Despite Putin's talk about putting his nuclear forces on alert, so far there is no evidence that it has taken its tactical nukes out of storage and moved them to their delivery vehicles, says Olga Oliker, a Russia expert and director of the Europe and Central Asia Program at the International Crisis Group.
"If I see Russia moving its nuclear weapons in a way that suggests they're planning a strike on something, I will worry very very much," she says. "We should be very reassured by the fact that there is no evidence that Russia has changed anything about its alert status."


The action in Europe could presage rising nuclear tensions around the world. Oliker worries that Western nations will walk away from the conflict feeling that they screwed up and resolve, the next time a superpower gobbles up a smaller nation, to fight. "There's going to be the clamor that Ukraine was a Munich, that we made a mistake," she says.
In Europe, the response may be to build up NATO forces in Europe and prepare for a future conflict with Russia, which would raise the risks for a high-stakes confrontation. "The risk that a war between NATO member states and Russia goes nuclear is real," she says.

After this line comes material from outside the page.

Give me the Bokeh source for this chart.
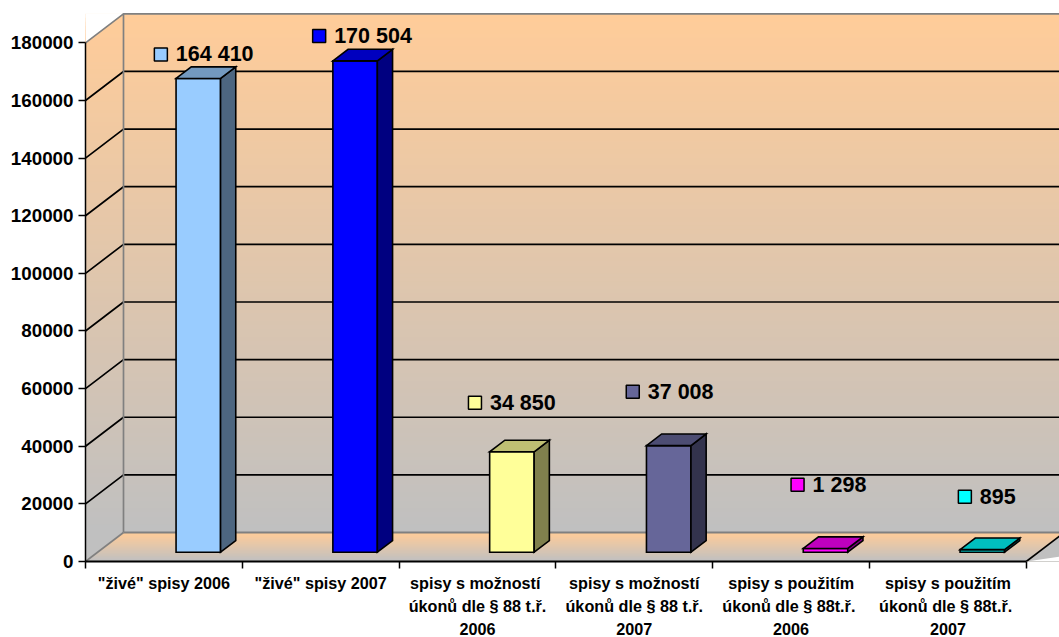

China's leaders, meanwhile, may be watching Russia's Ukraine campaign with thoughts of Taiwan. Last year, China reportedly tested missile technology that could conceivably deliver a nuclear warhead to the United States from the south, beyond the scope of the U.S.'s northward-pointing ICBM early-warning radar. Beijing denied the reports.

The nuclear posturing continues.

Correction (3/6/22, 12:07 EST): A previous version of this article incorrectly stated Olga Oliker's title. She is director of the Europe and Central Asia Program at the International Crisis Group.